The Last Supper (Malayalam: Anthima Bhojanam) is a monumental oil painting by the Indian artist A.T. John Arasery, located within the Mount Carmel Cathedral, Alappuzha in Kerala, India. Completed in 1933, the painting is notable for its massive scale, measuring 40 feet in length and 14 feet in height, making it significantly larger than Leonardo da Vinci's famous mural of the same subject.

== History ==
The painting was commissioned for the Mount Carmel Cathedral, a historic church established in 1809 under the Diocese of Cochin. A.T. John, a native of Arthunkal and a graduate of the Madras School of Fine Arts, completed the work on September 6, 1933. In 1994, a significant portion of the old cathedral structure collapsed; however, the painting and the ancient altar remained undamaged. When the new cathedral was constructed, the artwork was reinstalled in its original position above the high altar.

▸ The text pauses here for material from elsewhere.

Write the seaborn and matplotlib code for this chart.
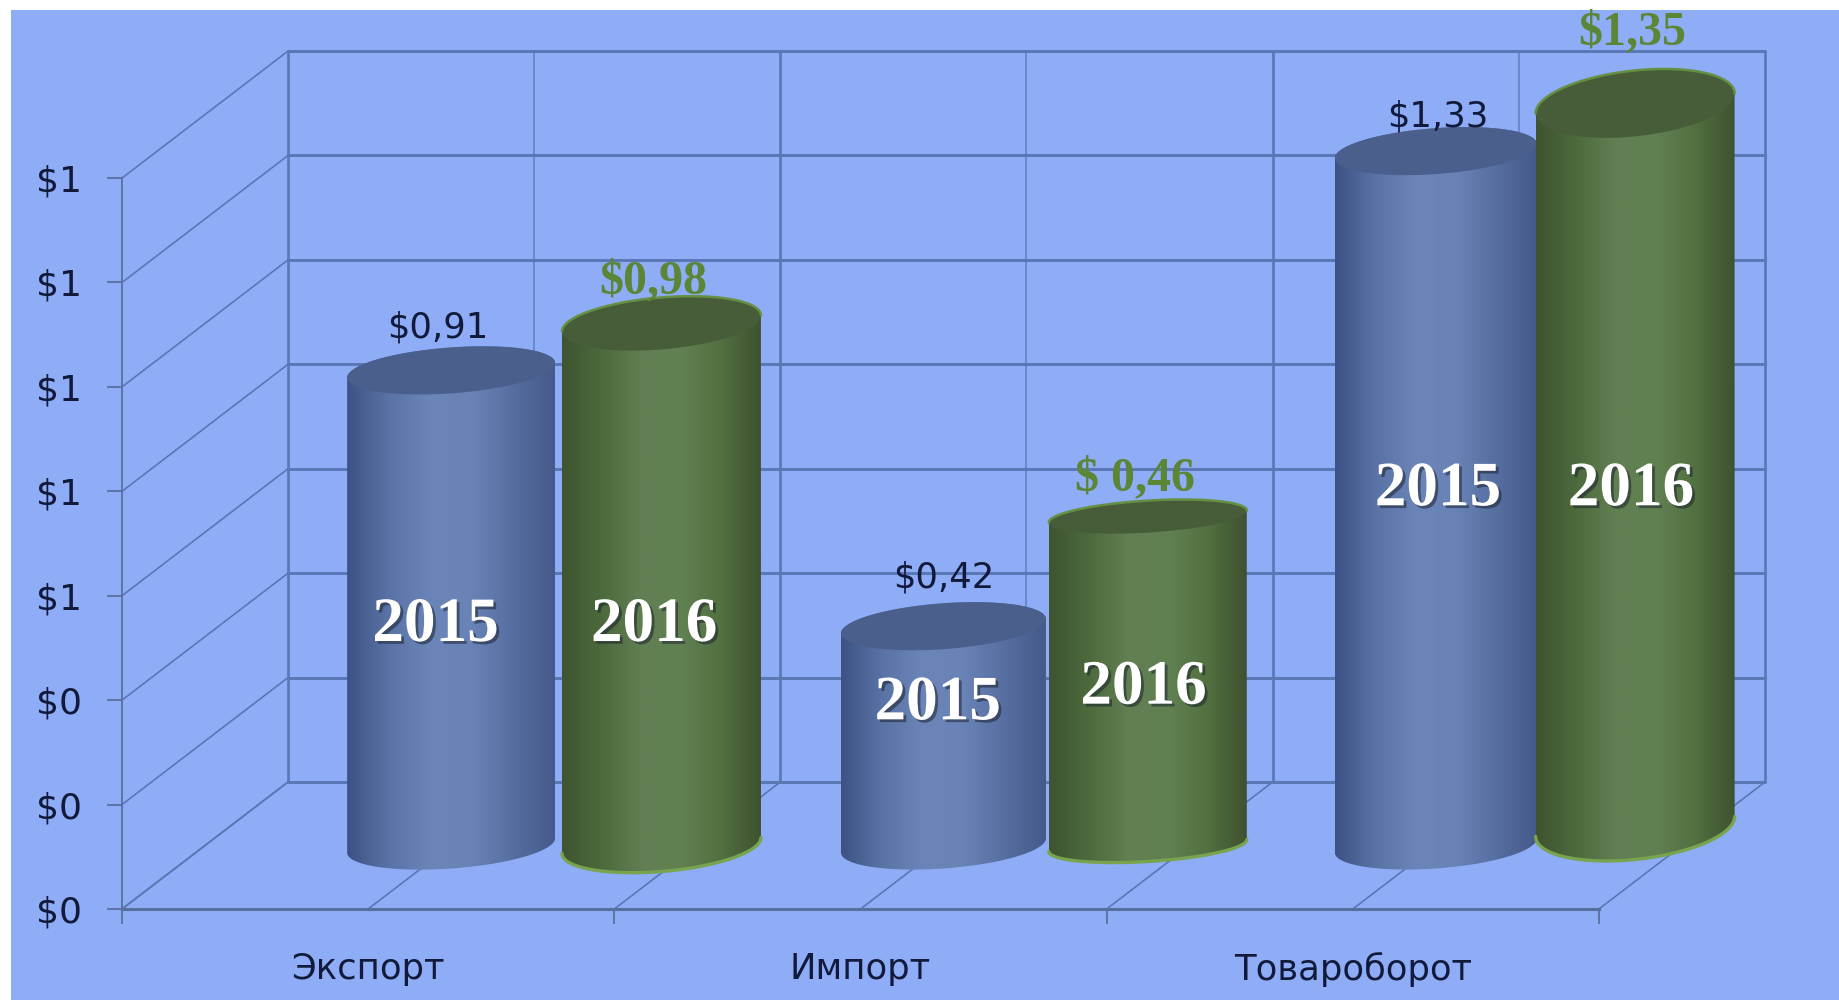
import numpy as np
import pandas as pd
import matplotlib
matplotlib.use('Agg')
import matplotlib.pyplot as plt
import matplotlib.patheffects as pe
from matplotlib.colors import LinearSegmentedColormap
from matplotlib.patches import Polygon, Rectangle
from matplotlib.path import Path
from matplotlib.ticker import FixedLocator
import seaborn as sns

categories = ['Экспорт', 'Импорт', 'Товароборот']
years = ['2015', '2016']
values_2015 = [0.91, 0.42, 1.33]
# the green cylinders were pasted in by hand: drawn taller than the printed numbers
values_2016 = [1.00, 0.63, 1.385]
labels_2015 = ['$0,91', '$0,42', '$1,33']
labels_2016 = ['$0,98', '$ 0,46', '$1,35']
tick_values = [0, 0.2, 0.4, 0.6, 0.8, 1.0, 1.2, 1.4]
tick_labels = ['$0', '$0', '$0', '$1', '$1', '$1', '$1', '$1']

BG = '#8eadf6'
GRID = '#5a76b4'
TEXT = '#121a3c'
PX_X = 492.33   # pixels per category
PX_Y = 522.1    # pixels per unit of value
DX = 166 / PX_X  # depth of the box, data units
DY = 127 / PX_Y

sns.set_theme(style='white')
plt.rcParams['font.family'] = ['DejaVu Sans']

fig = plt.figure(figsize=(18.39, 10), dpi=100, facecolor='white')
fig.patches.append(Rectangle((11 / 1839, 0), 1 - 11 / 1839, 0.99, transform=fig.transFigure,
                             facecolor=BG, edgecolor='none', zorder=-10))
ax = fig.add_axes([122 / 1839, 91 / 1000, (1839 - 122) / 1839, 909 / 1000])
ax.patch.set_alpha(0)

df = pd.DataFrame({
    'category': categories * 2,
    'year': [years[0]] * 3 + [years[1]] * 3,
    'value': values_2015 + values_2016,
})
sns.barplot(data=df, x='category', y='value', hue='year', palette=['#5f78ab', '#5a7a4c'],
            width=0.83, saturation=1, legend=False, ax=ax, zorder=3)

xlim = (-0.5, (1839 - 122) / PX_X - 0.5)
ylim = (0, 909 / PX_Y)
ax.set_xlim(xlim)
ax.set_ylim(ylim)
ax.set_xlabel('')
ax.set_ylabel('')

# box: walls and floor
for v in tick_values:
    ax.plot([-0.5 + DX, 2.5 + DX], [v + DY, v + DY], color=GRID, lw=2.1, zorder=1)
    ax.plot([-0.5, -0.5 + DX], [v, v + DY], color=GRID, lw=1.2, zorder=1)
for i, x in enumerate(np.arange(-0.5, 2.6, 0.5)):
    heavy = i % 2 == 0
    ax.plot([x + DX, x + DX], [DY, 1.4 + DY], color=GRID, lw=1.9 if heavy else 1.2,
            alpha=1 if heavy else 0.8, zorder=1)
    ax.plot([x, x + DX], [0, DY], color=GRID, lw=1.2, zorder=1)

blue_cmap = LinearSegmentedColormap.from_list('blue_cyl', ['#3c5284', '#5a73a6', '#6c85b9', '#6a83b6', '#566ea0', '#455a8a'])
green_cmap = LinearSegmentedColormap.from_list('green_cyl', ['#3f5431', '#4c6a3c', '#617f52', '#628152', '#527040', '#3e5230'])

# px styling per bar: cap half height, tilt, lift off the floor, sideways nudge, width
cap_b = [23, 23, 23, 26, 16, 33]
tilt = [0.07, 0.07, 0.07, 0.08, 0.06, 0.10]
lift = [0, 0, 0, 0, 0, 19]
nudge = [0, 0, 0, 6, 0, -5]
bar_w = [208, 205, 202, 199, 198, 199]
SHIFT_X = 0.5 * DX + 0.83 / 4
SHIFT_Y = 0.5 * DY


def ring(cx, cy, a, b, s, t0=0, t1=2 * np.pi):
    t = np.linspace(t0, t1, 80)
    return np.column_stack([cx + a * np.cos(t), cy + b * np.sin(t) + s * PX_X / PX_Y * a * np.cos(t)])


bars = list(ax.patches)
for i, bar in enumerate(bars):
    green = i >= 3
    cx = bar.get_x() + bar.get_width() / 2 + SHIFT_X + nudge[i] / PX_X
    a = bar_w[i] / 2 / PX_X
    b = cap_b[i] / PX_Y
    s = tilt[i]
    y0 = SHIFT_Y + lift[i] / PX_Y
    y1 = y0 + bar.get_height()
    # the seaborn bar stays as the body of the cylinder, kept inside the outline
    inset = 12 / PX_Y
    bar.set_x(cx - a + 2 / PX_X)
    bar.set_width(2 * a - 4 / PX_X)
    bar.set_y(y0 + inset)
    bar.set_height(bar.get_height() - 2 * inset)
    bar.set_edgecolor('none')
    bar.set_linewidth(0)
    z = 3 + i * 0.1
    bar.set_zorder(z)

    lower = ring(cx, y0, a, b, s, np.pi, 2 * np.pi)
    upper = ring(cx, y1, a, b, s, 0, np.pi)
    outline = np.vstack([lower, upper, lower[:1]])
    im = ax.imshow(np.linspace(0, 1, 256)[None, :], cmap=green_cmap if green else blue_cmap,
                   extent=[cx - a, cx + a, y0 - 2 * b, y1 + 2 * b], aspect='auto', zorder=z + 0.01)
    im.set_clip_path(Path(outline), ax.transData)
    ax.add_patch(Polygon(ring(cx, y1, a, b, s), closed=True,
                         facecolor='#475c38' if green else '#4b5f8d', edgecolor='none', zorder=z + 0.02))
    if green:
        ax.plot(*upper.T, color='#659043', lw=1.8, zorder=z + 0.03)
        ax.plot(*lower.T, color='#78a34f', lw=2.4, zorder=z + 0.03)

ax.set_xlim(xlim)
ax.set_ylim(ylim)

# numbers over the cylinders
label_x_2015 = [0.141, 1.170, 2.173]
label_y_2015 = [1.114, 0.635, 1.518]
label_x_2016 = [0.579, 1.558, 2.567]
label_y_2016 = [1.202, 0.825, 1.679]
for x, y, t in zip(label_x_2015, label_y_2015, labels_2015):
    ax.text(x, y, t, ha='center', va='center', fontsize=25.5, color=TEXT, zorder=6)
for x, y, t in zip(label_x_2016, label_y_2016, labels_2016):
    ax.text(x, y, t, ha='center', va='center', fontsize=34.5, fontweight='bold', color='#5b8636',
            family='Liberation Serif', zorder=6)

# years written on the cylinders
year_x_2015 = [0.137, 1.157, 2.173]
year_y_2015 = [0.542, 0.392, 0.802]
year_x_2016 = [0.581, 1.575, 2.565]
year_y_2016 = [0.542, 0.422, 0.802]
shadow = [pe.withSimplePatchShadow(offset=(2, -2), shadow_rgbFace='#1c2430', alpha=0.55)]
for xs, ys, year in [(year_x_2015, year_y_2015, years[0]), (year_x_2016, year_y_2016, years[1])]:
    for x, y in zip(xs, ys):
        ax.text(x, y, year, ha='center', va='center', fontsize=45.5, fontweight='bold', color='white',
                family='Liberation Serif', path_effects=shadow, zorder=6)

# axes
sns.despine(ax=ax)
ax.spines['left'].set_bounds(0, 1.4)
ax.spines['bottom'].set_bounds(-0.5, 2.5)
ax.spines['left'].set_color('#5b6f9f')
ax.spines['left'].set_linewidth(1.3)
ax.spines['bottom'].set_color('#566f9f')
ax.spines['bottom'].set_linewidth(2.2)
ax.set_yticks(tick_values)
ax.set_yticklabels(tick_labels, fontsize=26, color=TEXT)
ax.set_xticks(range(3))
ax.set_xticklabels(categories, fontsize=25.5, color=TEXT)
ax.xaxis.set_minor_locator(FixedLocator([-0.5, 0.5, 1.5, 2.5]))
ax.tick_params(axis='x', which='major', length=0, pad=31)
ax.tick_params(axis='x', which='minor', bottom=True, length=11, width=1.3, color='#5b6f9f')
ax.tick_params(axis='y', which='major', left=True, length=11, width=1.3, color='#5b6f9f', pad=18)

fig.savefig('out.png', dpi=100, facecolor='white')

== Composition and significance ==
The artwork is an oil painting depiction of the Last Supper of Jesus Christ with his apostles. While inspired by the composition of Leonardo da Vinci's The Last Supper, John’s version is distinguished by its sheer physical dimensions. The painting is recognized for its longevity and preservation, with its colors remaining vibrant despite being over 90 years old. It is considered the "magnum opus" of A.T. John, who served as an art teacher at the SDV School and an artist for Sanatana Dharma College, Alappuzha. The work attracts numerous visitors, including artists and historians, particularly during the season of Lent and Maundy Thursday.